Media have gotten so streamlined that only one newspaper wrote a story last week when the S.C. House Ways and Means Committee approved a $9.8 billion budget.
That’s billion with a “B.” And that “B” means that it matters. But without reporters meticulously covering what’s going on with your state tax dollars throughout the whole process — and not just at the end when all of the deals have been cut — then there’s a better likelihood that someone will stick a pet project or two in the budget.
“When every daily newspaper had a Columbia bureau, competition was fierce,” recalled Sid Gaulden of West Columbia, who staffed a bureau with me years ago. “Everyone wanted to beat everyone else on just about every story — big or small. Unfortunately with the demise of The State, coupled with the lack of bureaus from Spartanburg, Greenville and even Myrtle Beach, no longer does that competition exist.” (Note: The State was the newspaper that wrote the 2021 budget story!)
It’s a sad state of media affairs, but it should be expected as newspapers cut budgets and people to cover the Statehouse. There may be another reason too — a new breed of editor has probably bought into a long-held belief that people don’t care about stories with numbers in them, which is something also perpetuated by some lazy reporters who don’t like math.
What’s even more disconcerting about the whole mess is press officials across the country celebrate Sunshine Week starting March 14 to pay tribute to the importance of free public information at a time most outlets aren’t covering the budget, one of the biggest and more important bits of free information there is.
In the old days of 30 years ago, a phalanx of reporters covered the Statehouse with a thirst for breaking news and beating the other guy. There were budget stories all over the place. Yes, they were hard to put together and often, there seemed to be no need for them. But it was important to get legislators on the record to make sure they had the people’s interest at stake.
“I also remember being competitive with the other reporters to be the first to find suspicious line-items [in the budget],” said former Associated Press reporter Trip DuBard. “They were like loose strings — if you pulled them, the seam came undone and someone’s pants fell down. And yet, every year they’d slide another one in.”
Budget-related stories can have impact. Remember when cell phones were all the rage? It was a status symbol for someone to have a car phone or a bag phone. After churning out dozens of Freedom of Information requests to state agencies, it was easy to spot abuse — officials who were spending thousands of state dollars on cell phones, including one guy who spent beaucoups of state dollars calling his wife many nights on long drives to his home.
“While I can’t claim to have inside knowledge, I get a strong impression the TV stations here are not staffing legislative coverage on a sustained basis,” said retired TV reporter Jack Kuenzie of Columbia. “Management had zero interest in process/policy stories with sound from suits. Bad TV.”

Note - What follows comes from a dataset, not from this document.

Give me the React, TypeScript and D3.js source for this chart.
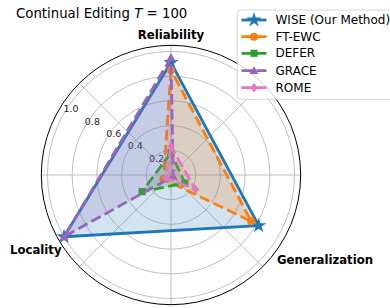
import React from "react";
import * as d3 from "d3";

const categories = ["Reliability", "Locality", "Generalization"];
const categoryAngles = [90, 210, 330];
const seriesNames = ["WISE (Our Method)", "FT-EWC", "DEFER", "GRACE", "ROME"];
const wise = [0.91, 1.0, 0.82];
const ftEwc = [0.85, 0.07, 0.75];
const defer = [0.18, 0.27, 0.13];
const grace = [0.95, 1.0, 0.02];
const rome = [0.23, 0.05, 0.23];
const seriesValues = [wise, ftEwc, defer, grace, rome];
const seriesColors = ["#1f77b4", "#ff7f0e", "#2ca02c", "#9467bd", "#e377c2"];
const seriesMarkers = ["star", "circle", "square", "triangle", "diamond"];
const seriesDashed = [false, true, true, true, true];
const radialTicks = [0.2, 0.4, 0.6, 0.8, 1.0];
const gridAngles = [0, 45, 90, 135, 180, 225, 270, 315];

const W = 390, H = 308;
const cx = 171, cy = 175;
const rScale = d3.scaleLinear().domain([0, 1.05]).range([0, 129.7]);
const FONT = "DejaVu Sans";

function pt(angleDeg: number, v: number): [number, number] {
  const a = (angleDeg * Math.PI) / 180;
  const r = rScale(v);
  return [cx + r * Math.cos(a), cy - r * Math.sin(a)];
}

function markerPath(kind: string, s: number): string {
  if (kind === "star") {
    const outer = s, inner = s * 0.381966;
    const pts: string[] = [];
    for (let i = 0; i < 10; i++) {
      const a = -Math.PI / 2 + (i * Math.PI) / 5;
      const r = i % 2 === 0 ? outer : inner;
      pts.push(`${r * Math.cos(a)},${r * Math.sin(a)}`);
    }
    return "M" + pts.join("L") + "Z";
  }
  if (kind === "circle") {
    const r = s * 0.62;
    return `M${-r},0A${r},${r} 0 1,0 ${r},0A${r},${r} 0 1,0 ${-r},0Z`;
  }
  if (kind === "square") {
    const h = s * 0.55;
    return `M${-h},${-h}L${h},${-h}L${h},${h}L${-h},${h}Z`;
  }
  if (kind === "triangle") {
    const h = s * 0.7;
    return `M0,${-h}L${h},${h * 0.75}L${-h},${h * 0.75}Z`;
  }
  const h = s * 0.72;
  return `M0,${-h}L${h * 0.75},0L0,${h}L${-h * 0.75},0Z`;
}

export default function App() {
  const line = d3.line<[number, number]>().curve(d3.curveLinearClosed);
  const rmax = rScale.range()[1];
  const legendRows = [20, 36.7, 53.3, 70.7, 87.7];
  const mSize = (i: number) => (i === 0 ? 8 : 6.5);
  return (
    <svg width={W} height={H} style={{ position: "absolute", left: 0, top: 0, fontFamily: FONT }}>
      <rect width={W} height={H} fill="#fff" />
      <text x={16} y={18} fontSize={13.3} fill="#000">
        Continual Editing <tspan fontStyle="italic">T</tspan>
        <tspan> = 100</tspan>
      </text>
      {radialTicks.map((t) => (
        <circle key={t} cx={cx} cy={cy} r={rScale(t)} fill="none" stroke="#b0b0b0" strokeWidth={0.8} />
      ))}
      {gridAngles.map((a) => {
        const [x, y] = pt(a, 1.05);
        return <line key={a} x1={cx} y1={cy} x2={x} y2={y} stroke="#b0b0b0" strokeWidth={0.8} />;
      })}
      <circle cx={cx} cy={cy} r={rmax} fill="none" stroke="#000" strokeWidth={1} />
      {radialTicks.map((t) => {
        const [x, y] = pt(150, t);
        return (
          <text key={t} x={x + 7} y={y - 4.3} fontSize={9.5} textAnchor="middle" dominantBaseline="central" fill="#262626">
            {t.toFixed(1)}
          </text>
        );
      })}
      {seriesValues.map((vals, i) => {
        const pts = vals.map((v, k) => pt(categoryAngles[k], v));
        return (
          <g key={seriesNames[i]}>
            <path d={line(pts) || ""} fill={seriesColors[i]} fillOpacity={0.2} stroke="none" />
            <path
              d={line(pts) || ""}
              fill="none"
              stroke={seriesColors[i]}
              strokeWidth={2.8}
              strokeDasharray={seriesDashed[i] ? "10.5,4.5" : undefined}
              strokeLinejoin="round"
            />
            {pts.map(([x, y], k) => (
              <path key={k} d={markerPath(seriesMarkers[i], mSize(i))} transform={`translate(${x},${y})`} fill={seriesColors[i]} />
            ))}
          </g>
        );
      })}
      <text x={171} y={35} fontSize={11.7} fontWeight="bold" textAnchor="middle" dominantBaseline="central">
        {categories[0]}
      </text>
      <text x={10} y={250} fontSize={11.7} fontWeight="bold" textAnchor="start" dominantBaseline="central">
        {categories[1]}
      </text>
      <text x={277} y={260} fontSize={11.7} fontWeight="bold" textAnchor="start" dominantBaseline="central">
        {categories[2]}
      </text>
      <rect x={237.3} y={10} width={160} height={89.3} rx={3} fill="#fff" fillOpacity={0.8} stroke="#cccccc" strokeWidth={0.8} />
      {seriesNames.map((n, i) => (
        <g key={n}>
          <line
            x1={241.5}
            x2={266.5}
            y1={legendRows[i]}
            y2={legendRows[i]}
            stroke={seriesColors[i]}
            strokeWidth={2.8}
            strokeDasharray={seriesDashed[i] ? "10.5,4.5" : undefined}
          />
          <path d={markerPath(seriesMarkers[i], mSize(i))} transform={`translate(254,${legendRows[i]})`} fill={seriesColors[i]} />
          <text x={275.5} y={legendRows[i]} fontSize={12} dominantBaseline="central" fill="#000">
            {n}
          </text>
        </g>
      ))}
    </svg>
  );
}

Gary Karr, who worked for The Greenville News before going to the AP, said he recalled sitting in the House Ways and Means committee room for hours as lawmakers plowed through the various departments.
“Budgets are the main way governments express their priorities, so it’s sad to see that the day-in day-out government process stories get such short shrift,” said Karr, who later worked as a spokesman for David Beasley when he was governor.
DuBard enjoyed the “treasure hunt (that) it was to find the baloney in the budget.”
At one point, two senior Democratic state Senate budget writers, both of whom are dead, blocked DuBard from attending a budget subcommittee meeting
“When it was finally released, there was — as I remember — a tax increase [Sen. James] Waddell had slipped in … Robert Ariail had a great cartoon showing Waddell and [Sen. Jack] Lindsey feeding the taxpayer into a sausage-making machine. The result was that they had to back down and retract the tax increase.”
Budget stories matter. Let’s demand more so we can all follow the money.